> _The exercise_
Starting at the top of the listing, extract every line up to and including the one with "XAxis, YAxis, ReferenceLine". Pictures stay out of the copy.
## Start Given material
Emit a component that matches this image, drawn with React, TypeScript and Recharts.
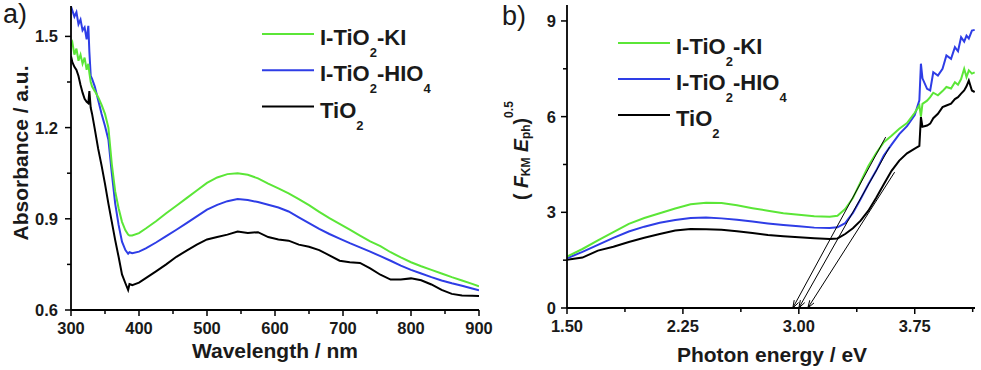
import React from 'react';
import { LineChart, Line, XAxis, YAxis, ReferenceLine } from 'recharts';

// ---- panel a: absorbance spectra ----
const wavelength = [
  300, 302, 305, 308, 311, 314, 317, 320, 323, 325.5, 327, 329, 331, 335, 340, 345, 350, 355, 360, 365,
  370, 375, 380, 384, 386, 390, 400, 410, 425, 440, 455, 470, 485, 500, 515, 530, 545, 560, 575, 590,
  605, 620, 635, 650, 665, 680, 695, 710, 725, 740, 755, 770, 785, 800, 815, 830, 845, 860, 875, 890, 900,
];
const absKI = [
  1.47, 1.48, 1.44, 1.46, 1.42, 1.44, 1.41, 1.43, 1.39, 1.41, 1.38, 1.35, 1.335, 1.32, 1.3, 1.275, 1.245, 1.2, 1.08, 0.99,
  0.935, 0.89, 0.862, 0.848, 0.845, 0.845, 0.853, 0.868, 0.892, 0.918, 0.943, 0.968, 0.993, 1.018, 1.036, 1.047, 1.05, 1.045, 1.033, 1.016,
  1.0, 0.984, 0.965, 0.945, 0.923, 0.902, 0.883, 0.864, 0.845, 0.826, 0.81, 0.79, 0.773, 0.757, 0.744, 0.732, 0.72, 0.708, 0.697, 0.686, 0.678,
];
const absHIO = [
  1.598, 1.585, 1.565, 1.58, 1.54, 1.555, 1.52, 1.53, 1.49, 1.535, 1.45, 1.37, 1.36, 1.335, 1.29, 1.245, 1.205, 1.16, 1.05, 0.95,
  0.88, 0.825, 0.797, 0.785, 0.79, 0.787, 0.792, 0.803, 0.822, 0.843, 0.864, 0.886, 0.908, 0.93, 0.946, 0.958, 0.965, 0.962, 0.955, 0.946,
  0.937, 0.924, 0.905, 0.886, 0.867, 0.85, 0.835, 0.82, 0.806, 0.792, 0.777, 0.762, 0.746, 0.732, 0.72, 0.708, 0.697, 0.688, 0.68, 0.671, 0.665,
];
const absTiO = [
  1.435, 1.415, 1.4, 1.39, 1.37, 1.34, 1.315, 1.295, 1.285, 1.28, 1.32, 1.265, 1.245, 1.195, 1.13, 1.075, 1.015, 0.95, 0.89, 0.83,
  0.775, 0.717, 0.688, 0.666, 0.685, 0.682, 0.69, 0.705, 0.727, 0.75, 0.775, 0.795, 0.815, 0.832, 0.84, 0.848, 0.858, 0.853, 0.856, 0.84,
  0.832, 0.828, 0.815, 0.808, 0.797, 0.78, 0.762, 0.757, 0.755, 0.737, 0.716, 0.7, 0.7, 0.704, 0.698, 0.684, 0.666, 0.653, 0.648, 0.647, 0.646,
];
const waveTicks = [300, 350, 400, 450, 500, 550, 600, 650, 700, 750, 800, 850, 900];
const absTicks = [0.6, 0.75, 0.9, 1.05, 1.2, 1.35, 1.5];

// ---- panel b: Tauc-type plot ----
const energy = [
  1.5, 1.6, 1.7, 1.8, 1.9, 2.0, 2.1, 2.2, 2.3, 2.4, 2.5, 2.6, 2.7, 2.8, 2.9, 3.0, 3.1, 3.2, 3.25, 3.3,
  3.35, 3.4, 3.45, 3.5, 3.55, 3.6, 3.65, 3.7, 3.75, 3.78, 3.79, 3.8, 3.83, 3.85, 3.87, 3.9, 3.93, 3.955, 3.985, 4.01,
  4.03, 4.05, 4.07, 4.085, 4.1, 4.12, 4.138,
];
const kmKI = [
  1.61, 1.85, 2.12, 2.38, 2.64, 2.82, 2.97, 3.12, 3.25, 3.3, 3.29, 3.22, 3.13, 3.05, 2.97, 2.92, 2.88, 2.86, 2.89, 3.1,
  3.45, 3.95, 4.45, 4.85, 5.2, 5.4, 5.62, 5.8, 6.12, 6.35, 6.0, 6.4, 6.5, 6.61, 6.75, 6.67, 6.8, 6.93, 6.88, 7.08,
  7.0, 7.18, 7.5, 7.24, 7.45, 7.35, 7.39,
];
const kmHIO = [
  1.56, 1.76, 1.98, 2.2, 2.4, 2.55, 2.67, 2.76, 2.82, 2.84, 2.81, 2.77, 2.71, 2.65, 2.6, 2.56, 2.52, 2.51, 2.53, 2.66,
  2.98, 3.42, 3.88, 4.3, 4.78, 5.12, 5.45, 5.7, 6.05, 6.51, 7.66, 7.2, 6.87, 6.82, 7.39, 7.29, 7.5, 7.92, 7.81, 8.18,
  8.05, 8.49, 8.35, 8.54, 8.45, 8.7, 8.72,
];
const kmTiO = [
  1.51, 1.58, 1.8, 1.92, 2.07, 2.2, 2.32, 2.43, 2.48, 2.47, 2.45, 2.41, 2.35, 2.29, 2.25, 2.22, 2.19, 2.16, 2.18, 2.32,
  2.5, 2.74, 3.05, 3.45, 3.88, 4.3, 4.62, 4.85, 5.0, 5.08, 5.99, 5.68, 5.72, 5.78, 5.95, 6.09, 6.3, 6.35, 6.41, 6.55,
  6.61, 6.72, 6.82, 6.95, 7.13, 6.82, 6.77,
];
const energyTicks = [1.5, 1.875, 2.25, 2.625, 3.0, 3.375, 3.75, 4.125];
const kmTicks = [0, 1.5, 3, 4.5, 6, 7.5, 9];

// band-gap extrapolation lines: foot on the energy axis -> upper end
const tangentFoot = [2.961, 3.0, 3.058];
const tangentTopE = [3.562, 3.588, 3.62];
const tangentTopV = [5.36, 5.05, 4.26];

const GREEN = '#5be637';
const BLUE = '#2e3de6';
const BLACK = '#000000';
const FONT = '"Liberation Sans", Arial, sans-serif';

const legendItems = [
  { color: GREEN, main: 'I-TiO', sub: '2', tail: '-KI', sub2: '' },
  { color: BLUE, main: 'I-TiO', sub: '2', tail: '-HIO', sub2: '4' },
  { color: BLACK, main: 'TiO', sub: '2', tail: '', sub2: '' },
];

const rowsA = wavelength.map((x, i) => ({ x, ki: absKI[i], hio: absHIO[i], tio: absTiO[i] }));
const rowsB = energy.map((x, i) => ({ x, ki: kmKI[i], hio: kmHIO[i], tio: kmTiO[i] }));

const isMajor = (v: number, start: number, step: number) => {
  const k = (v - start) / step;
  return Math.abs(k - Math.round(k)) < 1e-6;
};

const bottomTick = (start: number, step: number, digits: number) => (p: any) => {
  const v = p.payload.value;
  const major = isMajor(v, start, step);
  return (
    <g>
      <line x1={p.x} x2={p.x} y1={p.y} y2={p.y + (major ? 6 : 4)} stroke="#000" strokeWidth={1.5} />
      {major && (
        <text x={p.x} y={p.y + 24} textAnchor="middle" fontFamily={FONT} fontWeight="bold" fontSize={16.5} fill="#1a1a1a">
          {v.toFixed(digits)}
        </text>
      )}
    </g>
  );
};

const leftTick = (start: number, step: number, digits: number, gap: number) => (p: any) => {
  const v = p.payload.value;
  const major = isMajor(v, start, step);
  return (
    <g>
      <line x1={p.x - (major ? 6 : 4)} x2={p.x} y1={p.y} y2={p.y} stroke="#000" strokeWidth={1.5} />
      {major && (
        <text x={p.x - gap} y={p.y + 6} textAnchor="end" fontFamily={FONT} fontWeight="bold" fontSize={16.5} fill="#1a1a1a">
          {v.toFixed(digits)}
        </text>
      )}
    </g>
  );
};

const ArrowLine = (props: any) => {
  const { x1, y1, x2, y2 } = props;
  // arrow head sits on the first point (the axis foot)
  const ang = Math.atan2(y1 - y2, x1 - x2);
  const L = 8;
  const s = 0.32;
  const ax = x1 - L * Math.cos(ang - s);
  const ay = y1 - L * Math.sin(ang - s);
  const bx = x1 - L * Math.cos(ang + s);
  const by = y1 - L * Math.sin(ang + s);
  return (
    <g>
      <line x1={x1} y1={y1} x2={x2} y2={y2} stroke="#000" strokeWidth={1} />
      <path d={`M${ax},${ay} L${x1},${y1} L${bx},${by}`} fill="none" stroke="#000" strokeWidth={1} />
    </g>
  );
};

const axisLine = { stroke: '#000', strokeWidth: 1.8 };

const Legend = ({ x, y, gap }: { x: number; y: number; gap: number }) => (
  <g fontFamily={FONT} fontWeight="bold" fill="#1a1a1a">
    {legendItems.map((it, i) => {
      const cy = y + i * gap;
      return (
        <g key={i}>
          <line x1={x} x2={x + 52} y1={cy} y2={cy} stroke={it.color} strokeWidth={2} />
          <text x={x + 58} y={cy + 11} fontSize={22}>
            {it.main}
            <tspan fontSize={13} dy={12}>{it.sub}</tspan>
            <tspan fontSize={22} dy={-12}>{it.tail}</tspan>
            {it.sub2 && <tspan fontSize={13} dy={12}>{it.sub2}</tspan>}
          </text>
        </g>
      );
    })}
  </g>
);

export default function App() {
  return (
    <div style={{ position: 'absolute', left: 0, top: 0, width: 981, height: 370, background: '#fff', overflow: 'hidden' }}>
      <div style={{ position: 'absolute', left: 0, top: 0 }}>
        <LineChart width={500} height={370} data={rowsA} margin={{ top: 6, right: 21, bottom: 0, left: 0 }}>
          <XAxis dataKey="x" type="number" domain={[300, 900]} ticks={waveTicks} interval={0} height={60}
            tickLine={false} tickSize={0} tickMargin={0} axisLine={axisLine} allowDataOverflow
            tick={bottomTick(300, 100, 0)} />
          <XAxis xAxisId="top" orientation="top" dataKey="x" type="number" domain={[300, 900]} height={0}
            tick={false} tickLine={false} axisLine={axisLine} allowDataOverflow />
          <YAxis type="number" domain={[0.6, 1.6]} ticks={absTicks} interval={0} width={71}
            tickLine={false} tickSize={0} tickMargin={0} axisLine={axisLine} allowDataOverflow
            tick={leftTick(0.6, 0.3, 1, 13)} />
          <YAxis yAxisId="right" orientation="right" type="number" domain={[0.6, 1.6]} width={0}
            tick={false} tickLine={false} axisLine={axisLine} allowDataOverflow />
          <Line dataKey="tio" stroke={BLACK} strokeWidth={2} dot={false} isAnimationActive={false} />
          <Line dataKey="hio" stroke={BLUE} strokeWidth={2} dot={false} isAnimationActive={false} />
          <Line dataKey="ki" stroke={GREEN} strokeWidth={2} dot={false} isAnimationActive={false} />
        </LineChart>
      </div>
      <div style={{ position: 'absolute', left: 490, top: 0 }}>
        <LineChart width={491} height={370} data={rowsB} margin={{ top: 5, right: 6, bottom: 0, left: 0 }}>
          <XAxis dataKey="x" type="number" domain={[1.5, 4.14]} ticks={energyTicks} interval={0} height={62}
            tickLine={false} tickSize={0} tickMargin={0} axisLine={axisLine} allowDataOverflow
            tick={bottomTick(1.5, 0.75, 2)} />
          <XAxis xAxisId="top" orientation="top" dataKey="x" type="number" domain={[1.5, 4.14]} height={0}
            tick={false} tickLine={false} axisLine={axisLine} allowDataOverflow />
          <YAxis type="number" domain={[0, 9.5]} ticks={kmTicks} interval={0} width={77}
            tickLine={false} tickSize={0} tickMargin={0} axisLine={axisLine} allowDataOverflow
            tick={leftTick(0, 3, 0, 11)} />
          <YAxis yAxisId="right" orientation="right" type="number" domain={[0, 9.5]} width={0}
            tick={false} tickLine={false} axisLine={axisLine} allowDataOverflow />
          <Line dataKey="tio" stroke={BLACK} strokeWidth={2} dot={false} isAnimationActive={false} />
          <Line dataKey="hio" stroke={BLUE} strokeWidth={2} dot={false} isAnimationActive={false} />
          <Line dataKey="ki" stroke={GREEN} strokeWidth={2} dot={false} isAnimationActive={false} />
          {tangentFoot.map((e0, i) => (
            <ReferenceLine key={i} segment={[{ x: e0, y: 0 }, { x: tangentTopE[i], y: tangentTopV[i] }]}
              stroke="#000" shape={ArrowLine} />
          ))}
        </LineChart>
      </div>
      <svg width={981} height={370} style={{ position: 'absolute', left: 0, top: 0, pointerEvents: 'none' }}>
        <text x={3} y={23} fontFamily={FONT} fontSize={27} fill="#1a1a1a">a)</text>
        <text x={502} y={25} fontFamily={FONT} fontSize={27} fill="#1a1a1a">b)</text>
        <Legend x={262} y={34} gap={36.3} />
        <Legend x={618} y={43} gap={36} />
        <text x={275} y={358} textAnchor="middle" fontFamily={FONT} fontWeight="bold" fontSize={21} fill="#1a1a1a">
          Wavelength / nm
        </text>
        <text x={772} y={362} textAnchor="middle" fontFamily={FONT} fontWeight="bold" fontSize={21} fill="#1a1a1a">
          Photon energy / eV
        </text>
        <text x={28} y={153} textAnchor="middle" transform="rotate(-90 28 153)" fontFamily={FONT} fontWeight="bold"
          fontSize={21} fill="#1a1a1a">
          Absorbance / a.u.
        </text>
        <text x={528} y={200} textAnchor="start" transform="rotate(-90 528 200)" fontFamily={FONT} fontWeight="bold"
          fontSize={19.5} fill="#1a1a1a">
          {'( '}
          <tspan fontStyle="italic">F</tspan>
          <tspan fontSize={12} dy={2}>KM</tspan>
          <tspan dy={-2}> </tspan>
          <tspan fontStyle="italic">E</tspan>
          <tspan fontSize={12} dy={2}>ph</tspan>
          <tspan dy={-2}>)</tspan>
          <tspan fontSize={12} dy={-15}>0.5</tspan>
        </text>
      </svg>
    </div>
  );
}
## End Given material
> _Solution below_
Emit a component that matches this image, drawn with React, TypeScript and Recharts.
import React from 'react';
import { LineChart, Line, XAxis, YAxis, ReferenceLine } from 'recharts';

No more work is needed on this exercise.